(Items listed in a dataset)
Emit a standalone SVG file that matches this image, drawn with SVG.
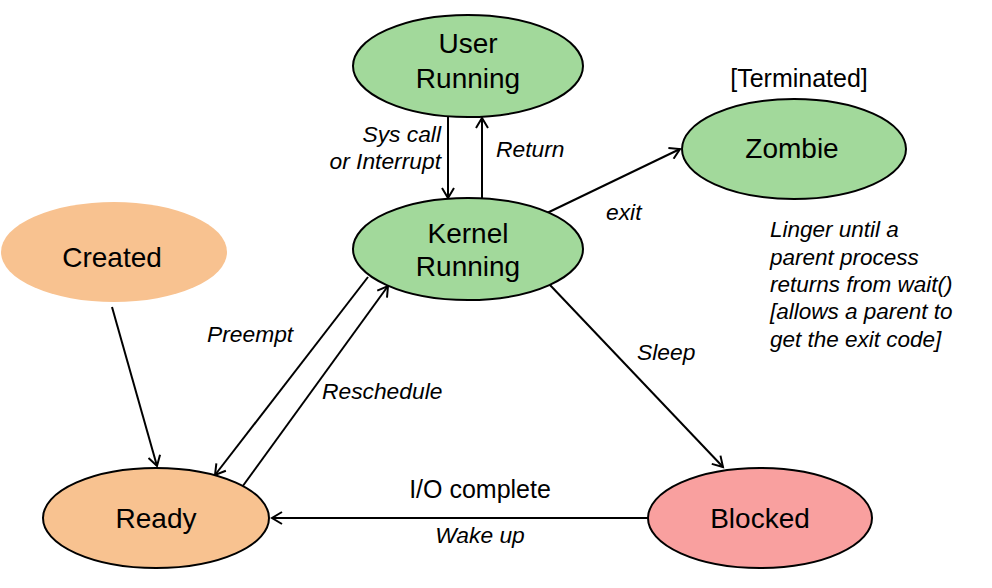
<svg xmlns="http://www.w3.org/2000/svg" width="992" height="588" viewBox="0 0 992 588">
<style>
.node{stroke:#000;stroke-width:2}
.green{fill:#a2d99b}
.peach{fill:#f8c290}
.pink{fill:#f9a09f}
.lbl{font-family:"Liberation Sans",Arial,sans-serif;font-size:28px;fill:#000;text-anchor:middle}
.edge{font-family:"Liberation Sans",Arial,sans-serif;font-size:22.8px;font-style:italic;fill:#000}
.plain{font-family:"Liberation Sans",Arial,sans-serif;font-size:25px;fill:#000}
.note{font-family:"Liberation Sans",Arial,sans-serif;font-size:22.5px;font-style:italic;fill:#000}
.conn{stroke:#000;stroke-width:2;fill:none;marker-end:url(#arr)}
</style>
<defs>
<marker id="arr" markerWidth="14" markerHeight="14" refX="11" refY="7" orient="auto" markerUnits="userSpaceOnUse">
<path d="M1,1 L11,7 L1,13" fill="none" stroke="#000" stroke-width="2"/>
</marker>
</defs>
<rect width="992" height="588" fill="#fff"/>
<g id="connectors">
<line class="conn" x1="448" y1="117" x2="448" y2="198"/>
<line class="conn" x1="482" y1="199" x2="482" y2="118"/>
<line class="conn" x1="547" y1="213" x2="680" y2="149"/>
<line class="conn" x1="112" y1="307" x2="157" y2="466"/>
<line class="conn" x1="368" y1="277" x2="215" y2="475"/>
<line class="conn" x1="237" y1="494" x2="388" y2="286"/>
<line class="conn" x1="550" y1="285" x2="723" y2="467"/>
<line class="conn" x1="648" y1="518" x2="272" y2="518"/>
</g>
<g id="user-running">
<ellipse class="node green" cx="468" cy="66" rx="115" ry="51"/>
<text class="lbl" x="468" y="53">User</text>
<text class="lbl" x="468" y="88">Running</text>
</g>
<g id="kernel-running">
<ellipse class="node green" cx="468" cy="249" rx="115" ry="51"/>
<text class="lbl" x="468" y="243">Kernel</text>
<text class="lbl" x="468" y="276">Running</text>
</g>
<g id="zombie">
<text class="plain" x="799" y="87" text-anchor="middle">[Terminated]</text>
<ellipse class="node green" cx="794" cy="149" rx="112" ry="50"/>
<text class="lbl" x="792" y="158">Zombie</text>
</g>
<g id="created">
<ellipse class="peach" cx="114" cy="252" rx="113" ry="50"/>
<text class="lbl" x="112" y="267">Created</text>
</g>
<g id="ready">
<ellipse class="node peach" cx="156" cy="518" rx="113" ry="50"/>
<text class="lbl" x="156" y="528">Ready</text>
</g>
<g id="blocked">
<ellipse class="node pink" cx="760" cy="518" rx="112" ry="50"/>
<text class="lbl" x="760" y="528">Blocked</text>
</g>
<g id="labels">
<text class="edge" x="441" y="142" text-anchor="end">Sys call</text>
<text class="edge" x="441" y="169" text-anchor="end">or Interrupt</text>
<text class="edge" x="496" y="157">Return</text>
<text class="edge" x="606" y="220">exit</text>
<text class="edge" x="207" y="342">Preempt</text>
<text class="edge" x="322" y="399">Reschedule</text>
<text class="edge" x="637" y="360">Sleep</text>
<text class="plain" x="480" y="498" text-anchor="middle">I/O complete</text>
<text class="edge" x="480" y="543" text-anchor="middle">Wake up</text>
<text class="note" x="770" y="237">Linger until a</text>
<text class="note" x="770" y="265">parent process</text>
<text class="note" x="770" y="292">returns from wait()</text>
<text class="note" x="770" y="319">[allows a parent to</text>
<text class="note" x="770" y="347">get the exit code]</text>
</g>
</svg>
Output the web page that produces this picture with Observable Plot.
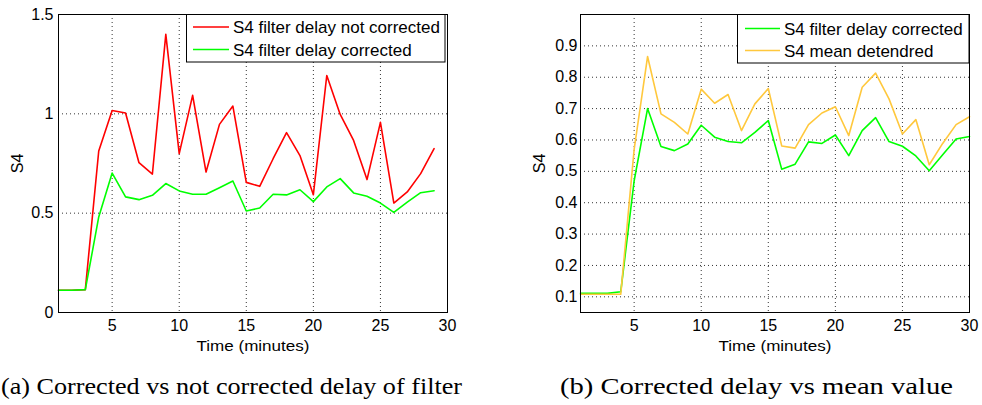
<!DOCTYPE html>
<html>
<head>
<meta charset="utf-8">
<script src="https://cdn.jsdelivr.net/npm/d3@7"></script>
<script src="https://cdn.jsdelivr.net/npm/@observablehq/plot@0.6"></script>
<style>
  html, body { margin: 0; padding: 0; background: #fff; }
  #wrap { position: relative; width: 982px; height: 405px; overflow: hidden; background: #fff; font-family: "Liberation Sans", Arial, sans-serif; }
  .panel { position: absolute; top: 0; }
  #overlay { position: absolute; left: 0; top: 0; }
</style>
</head>
<body>
<div id="wrap">
  <div id="pa" class="panel" style="left:0"></div>
  <div id="pb" class="panel" style="left:491px"></div>
  <svg id="overlay" width="982" height="405"></svg>
</div>
<script>
// ---- Data ----
const timeA = [1,2,3,4,5,6,7,8,9,10,11,12,13,14,15,16,17,18,19,20,21,22,23,24,25,26,27,28,29];
const s4NotCorrected = [0.112,0.112,0.115,0.813,1.017,1.004,0.754,0.697,1.400,0.800,1.093,0.707,0.947,1.039,0.655,0.635,0.774,0.905,0.790,0.593,1.193,0.997,0.866,0.669,0.957,0.551,0.607,0.699,0.825];
const s4CorrectedA = [0.112,0.112,0.115,0.481,0.702,0.582,0.568,0.590,0.649,0.612,0.595,0.595,0.628,0.662,0.511,0.526,0.595,0.592,0.618,0.558,0.632,0.674,0.602,0.585,0.551,0.504,0.556,0.603,0.613];

const timeB = [1,2,3,4,5,6,7,8,9,10,11,12,13,14,15,16,17,18,19,20,21,22,23,24,25,26,27,28,29,30];
const s4CorrectedB = [0.111,0.111,0.111,0.116,0.470,0.700,0.579,0.566,0.587,0.647,0.609,0.595,0.591,0.624,0.662,0.507,0.523,0.594,0.589,0.616,0.550,0.630,0.671,0.595,0.580,0.549,0.502,0.553,0.603,0.611];
const s4MeanDetrended = [0.108,0.108,0.108,0.108,0.570,0.866,0.683,0.656,0.619,0.762,0.717,0.745,0.630,0.715,0.764,0.581,0.574,0.649,0.686,0.706,0.614,0.768,0.813,0.731,0.619,0.665,0.521,0.589,0.649,0.674];

const xTicks = [5,10,15,20,25,30];
const yTicksA = [0,0.5,1,1.5];
const yTicksB = [0.1,0.2,0.3,0.4,0.5,0.6,0.7,0.8,0.9];

const seriesA = [
  {name: "S4 filter delay not corrected", color: "#ff0000", t: timeA, v: s4NotCorrected},
  {name: "S4 filter delay corrected", color: "#00ff00", t: timeA, v: s4CorrectedA}
];
const seriesB = [
  {name: "S4 filter delay corrected", color: "#00ff00", t: timeB, v: s4CorrectedB},
  {name: "S4 mean detendred", color: "#ffc83d", t: timeB, v: s4MeanDetrended}
];
const captions = ["(a) Corrected vs not corrected delay of filter", "(b) Corrected delay vs mean value"];

function rows(s) { return s.t.map((t, i) => ({t, v: s.v[i], name: s.name})); }

function panel(series, yDomain, yTicks, yFmt, marginLeft, marginRight) {
  const grid = {stroke: "#000", strokeOpacity: 0.8, strokeDasharray: "1,3", strokeWidth: 1};
  return Plot.plot({
    width: 491, height: 360,
    marginLeft, marginRight, marginTop: 14, marginBottom: 48,
    style: {fontFamily: "'Liberation Sans', Arial, sans-serif", fontSize: "16px", color: "#000", background: "transparent", overflow: "visible"},
    x: {domain: [1, 30]},
    y: {domain: yDomain},
    marks: [
      Plot.gridX(xTicks, grid),
      Plot.gridY(yTicks, grid),
      ...series.map(s => Plot.line(rows(s), {x: "t", y: "v", stroke: s.color, strokeWidth: 1.6})),
      Plot.frame({stroke: "#000", strokeWidth: 1}),
      Plot.axisX({ticks: xTicks, tickSize: 0, tickPadding: 7, tickFormat: d => String(d), label: "Time (minutes)", labelAnchor: "center", labelArrow: "none", labelOffset: 38, fontSize: 16}),
      Plot.axisY({ticks: yTicks, tickSize: 0, tickPadding: marginLeft > 70 ? 3 : 5, tickFormat: yFmt, label: "S4", labelAnchor: "center", labelArrow: "none", labelOffset: 47, fontSize: 16})
    ]
  });
}

const pa = panel(seriesA, [0, 1.5], yTicksA, d => String(d), 58, 44);
const pb = panel(seriesB, [0.05, 1.0], yTicksB, d3.format(".1f"), 89, 13);
document.getElementById("pa").appendChild(pa);
document.getElementById("pb").appendChild(pb);

// condensed look of the x-axis label in the reference
for (const svg of [pa, pb]) {
  d3.select(svg).selectAll('[aria-label="x-axis label"] text')
    .style("font-size", "15px").attr("textLength", 113).attr("lengthAdjust", "spacingAndGlyphs");
}

// ---- Legends and captions ----
const ov = d3.select("#overlay");
function legend(series, box, lineX, textX, rowY) {
  ov.append("rect").attr("x", box[0]).attr("y", box[1]).attr("width", box[2]).attr("height", box[3])
    .attr("fill", "#fff").attr("stroke", "#000").attr("stroke-width", 1);
  series.forEach((s, i) => {
    ov.append("line").attr("x1", lineX[0]).attr("x2", lineX[1]).attr("y1", rowY[i]).attr("y2", rowY[i])
      .attr("stroke", s.color).attr("stroke-width", 1.6);
    ov.append("text").attr("x", textX).attr("y", rowY[i]).attr("dy", "0.36em")
      .attr("font-family", "'Liberation Sans', Arial, sans-serif").attr("font-size", 17).attr("fill", "#000")
      .text(s.name);
  });
}
legend(seriesA, [186.5, 14.5, 258.5, 47.5], [193, 229], 233, [27, 49.5]);
legend(seriesB, [737.5, 14.5, 231.5, 48.5], [745, 780], 784, [28.5, 50.5]);

const capFont = "'Liberation Serif', 'DejaVu Serif', serif";
ov.append("text").attr("x", 1).attr("y", 394).attr("font-family", capFont).attr("font-size", 23)
  .attr("textLength", 461).attr("lengthAdjust", "spacingAndGlyphs").text(captions[0]);
ov.append("text").attr("x", 560).attr("y", 394).attr("font-family", capFont).attr("font-size", 23)
  .attr("textLength", 393).attr("lengthAdjust", "spacingAndGlyphs").text(captions[1]);
</script>
</body>
</html>
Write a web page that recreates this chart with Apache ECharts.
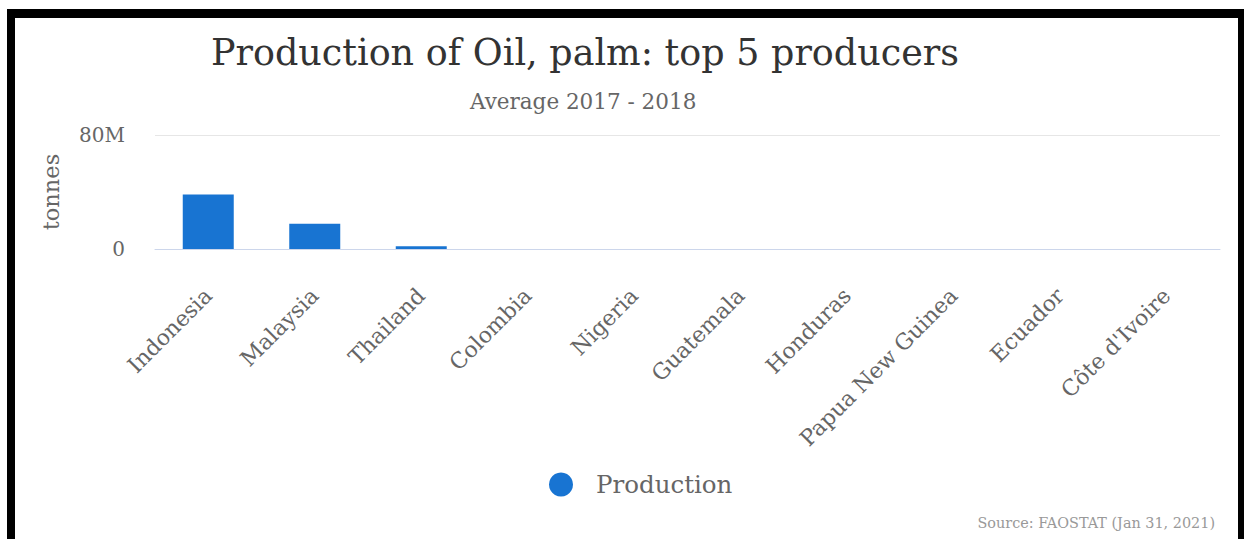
<!DOCTYPE html>
<html>
<head>
<meta charset="utf-8">
<script src="https://cdn.jsdelivr.net/npm/echarts@6/dist/echarts.min.js"></script>
<style>
  html, body { margin: 0; padding: 0; background: #fff; }
  #frame {
    position: absolute; left: 7px; top: 9px;
    width: 1223px; height: 530px;
    border-top: 9px solid #000; border-left: 8px solid #000; border-right: 6px solid #000;
    background: #fff;
  }
  #chart { width: 1223px; height: 521px; }
</style>
</head>
<body>
<div id="frame"><div id="chart"></div></div>
<script>
// values in tonnes (avg 2017-2018)
const countries = ["Indonesia", "Malaysia", "Thailand", "Colombia", "Nigeria",
  "Guatemala", "Honduras", "Papua New Guinea", "Ecuador", "Côte d'Ivoire"];
const production = [38300000, 17700000, 1900000, 60000, 50000,
  45000, 40000, 35000, 30000, 25000];
const yTicks = [0, 80000000];

const serif = "'DejaVu Serif', serif";

const chart = echarts.init(document.getElementById("chart"), null, { renderer: "svg" });

const fmtTonnes = (v) => (v === 0 ? "0" : v / 1000000 + "M");

chart.setOption({
  animation: false,
  title: [
    {
      text: "Production of Oil, palm: top 5 producers",
      left: 191,
      top: 11,
      textStyle: { fontFamily: serif, fontSize: 36.5, fontWeight: "normal", color: "#333" },
    },
    {
      text: "Average 2017 - 2018",
      left: 450,
      top: 67,
      textStyle: { fontFamily: serif, fontSize: 21.5, fontWeight: "normal", color: "#666" },
    },
    {
      text: "Source: FAOSTAT (Jan 31, 2021)",
      right: 18,
      bottom: 4,
      textStyle: { fontFamily: serif, fontSize: 14.4, fontWeight: "normal", color: "#999" },
    },
  ],
  legend: {
    data: ["Production"],
    left: 529,
    top: 449,
    icon: "circle",
    itemWidth: 24,
    itemHeight: 24,
    textStyle: { fontFamily: serif, fontSize: 24.5, color: "#666", padding: [0, 0, 0, 18] },
  },
  grid: { left: 140, right: 18, top: 117, bottom: 290, containLabel: false },
  xAxis: {
    type: "category",
    data: countries,
    axisLine: { lineStyle: { color: "#ccd6eb" } },
    axisTick: { length: 12, lineStyle: { color: "#ccd6eb" } },
    axisLabel: {
      rotate: 45,
      margin: 43,
      interval: 0,
      fontFamily: serif,
      fontSize: 22,
      color: "#666",
    },
  },
  yAxis: {
    type: "value",
    min: yTicks[0],
    max: yTicks[1],
    interval: yTicks[1],
    name: "tonnes",
    nameLocation: "middle",
    nameGap: 93,
    nameRotate: 90,
    nameTextStyle: { fontFamily: serif, fontSize: 22.5, color: "#666" },
    axisLine: { show: false },
    axisTick: { show: false },
    axisLabel: { margin: 30, fontFamily: serif, fontSize: 20, color: "#666", formatter: fmtTonnes },
    splitLine: { lineStyle: { color: "#e6e6e6" } },
  },
  series: [
    {
      name: "Production",
      type: "bar",
      data: production,
      barWidth: 51,
      itemStyle: { color: "#1874d2" },
    },
  ],
});
</script>
</body>
</html>
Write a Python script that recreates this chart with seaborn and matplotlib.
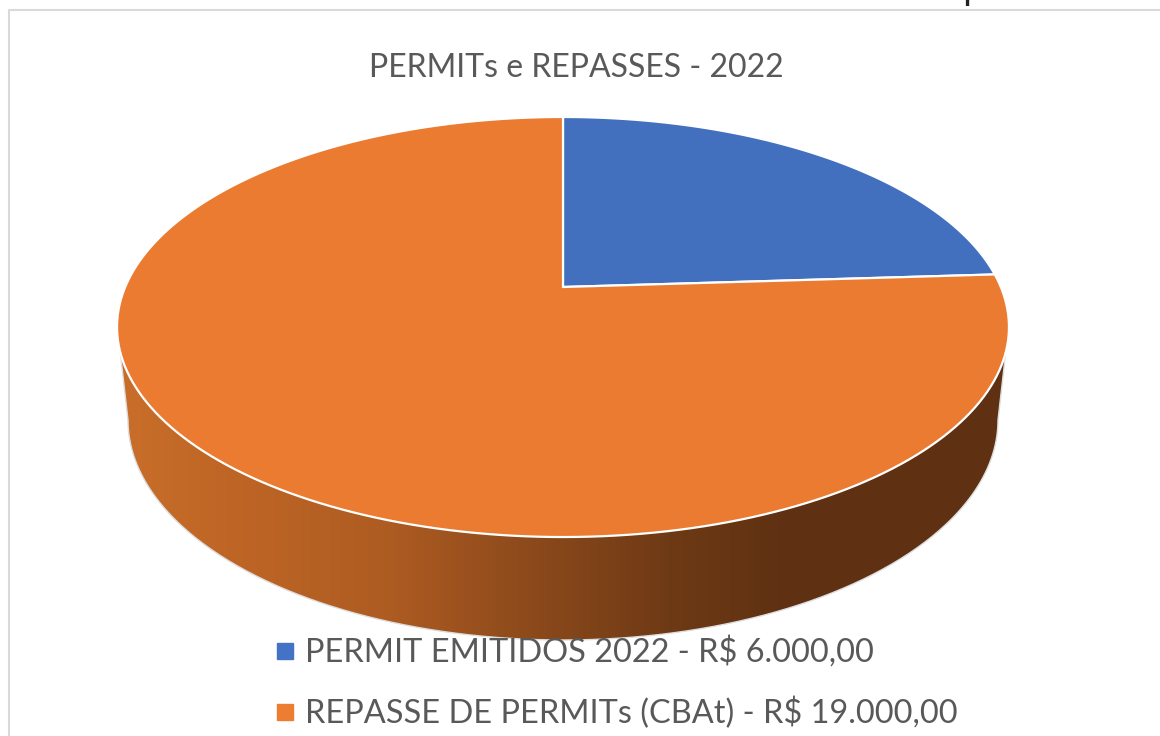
import matplotlib.pyplot as plt
from matplotlib.colors import LinearSegmentedColormap
from matplotlib.lines import Line2D
from matplotlib.patches import Polygon
import numpy as np
import seaborn as sns

categories = ['PERMIT EMITIDOS 2022', 'REPASSE DE PERMITs (CBAt)']
values = [6000, 19000]
value_labels = ['R$ 6.000,00', 'R$ 19.000,00']
colors = ['#4472C4', '#ED7D31']
disc_colors = ['#4270BF', '#EA7B30']
title = 'PERMITs e REPASSES - 2022'
clipped_text = 'total de repasses do'

sns.set_theme(style='white')
plt.rcParams['font.family'] = ['Lato', 'DejaVu Sans']
text_color = '#595959'

# the disc is a circle seen in perspective, centre of the circle is not
# the centre of the ellipse on screen
cx, cy = 563, 287
w, h, k = 437.8, 202.4, 0.1905


def project(theta):
    u, v = np.sin(theta), np.cos(theta)
    return np.column_stack([cx + w * u / (1 + k * v), cy - h * v / (1 + k * v)])


def wedge(start, stop):
    t = np.linspace(start, stop, 200)
    return np.vstack([[cx, cy], project(t)])


fig = plt.figure(figsize=(11.6, 7.36), dpi=100)
ax = fig.add_axes([0, 0, 1, 1])

# chart frame, only left and top are in view
ax.plot([9, 9, 1160], [736, 10, 10], color='#D9D9D9', lw=1.5, zorder=1)

# side of the disc: lower half of a second ellipse plus a horizontal gradient
t = np.linspace(np.pi, 0, 300)
side = np.column_stack([563 + 435 * np.cos(t), 420 + 220 * np.sin(t)])
side = np.vstack([side, [1006, 350], [120, 350]])
cmap = LinearSegmentedColormap.from_list(
    'side', [(0, '#C96E2A'), (0.12, '#BF6626'), (0.3, '#AE5C22'), (0.45, '#8F4B1C'),
             (0.62, '#6E3A15'), (0.75, '#5F3112'), (1, '#5F3112')])
im = ax.imshow(np.linspace(0, 1, 512)[None, :], cmap=cmap, aspect='auto',
               extent=[118, 1008, 736, 0], zorder=2)
patch = Polygon(side, closed=True, transform=ax.transData, fc='none', ec='none')
ax.add_patch(patch)
im.set_clip_path(patch)
ax.plot(np.r_[120, side[:300, 0], 1006], np.r_[350, side[:300, 1], 350],
        color='#DDDDDD', lw=1, zorder=3)

# top of the disc
angles = 2 * np.pi * np.cumsum([0] + values) / sum(values)
for i, color in enumerate(disc_colors):
    ax.add_patch(Polygon(wedge(angles[i], angles[i + 1]), closed=True, fc=color,
                         ec='white', lw=1.6, zorder=4))

ax.set_xlim(0, 1160)
ax.set_ylim(736, 0)
ax.axis('off')

ax.text(576, 68, title, color=text_color, fontsize=23, ha='center', va='center', zorder=5)
ax.text(801, 0.4, clipped_text, color='#222222', fontsize=26, ha='left', va='baseline', zorder=5)

handles = [Line2D([], [], marker='s', ls='none', ms=11, color=c) for c in colors]
labels = [f'{c} - {v}' for c, v in zip(categories, value_labels)]
ax.legend(handles, labels, loc='upper left', bbox_to_anchor=(269 / 1160, 1 - 636 / 736),
          frameon=False, fontsize=23.4, labelcolor=text_color, labelspacing=0.89,
          handlelength=1, handletextpad=0.1, borderpad=0, borderaxespad=0)

plt.savefig('out.png', dpi=100)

Goal of the exercise → Keep to the lines above from the line with "Write a Python" to the line with "color='#D9D9D9', lw=1.5, zorder=1)", and set down exactly those, inclusive, with nothing else and every picture left out.

Result for this exercise →
Write a Python script that recreates this chart with seaborn and matplotlib.
import matplotlib.pyplot as plt
from matplotlib.colors import LinearSegmentedColormap
from matplotlib.lines import Line2D
from matplotlib.patches import Polygon
import numpy as np
import seaborn as sns

categories = ['PERMIT EMITIDOS 2022', 'REPASSE DE PERMITs (CBAt)']
values = [6000, 19000]
value_labels = ['R$ 6.000,00', 'R$ 19.000,00']
colors = ['#4472C4', '#ED7D31']
disc_colors = ['#4270BF', '#EA7B30']
title = 'PERMITs e REPASSES - 2022'
clipped_text = 'total de repasses do'

sns.set_theme(style='white')
plt.rcParams['font.family'] = ['Lato', 'DejaVu Sans']
text_color = '#595959'

# the disc is a circle seen in perspective, centre of the circle is not
# the centre of the ellipse on screen
cx, cy = 563, 287
w, h, k = 437.8, 202.4, 0.1905


def project(theta):
    u, v = np.sin(theta), np.cos(theta)
    return np.column_stack([cx + w * u / (1 + k * v), cy - h * v / (1 + k * v)])


def wedge(start, stop):
    t = np.linspace(start, stop, 200)
    return np.vstack([[cx, cy], project(t)])


fig = plt.figure(figsize=(11.6, 7.36), dpi=100)
ax = fig.add_axes([0, 0, 1, 1])

# chart frame, only left and top are in view
ax.plot([9, 9, 1160], [736, 10, 10], color='#D9D9D9', lw=1.5, zorder=1)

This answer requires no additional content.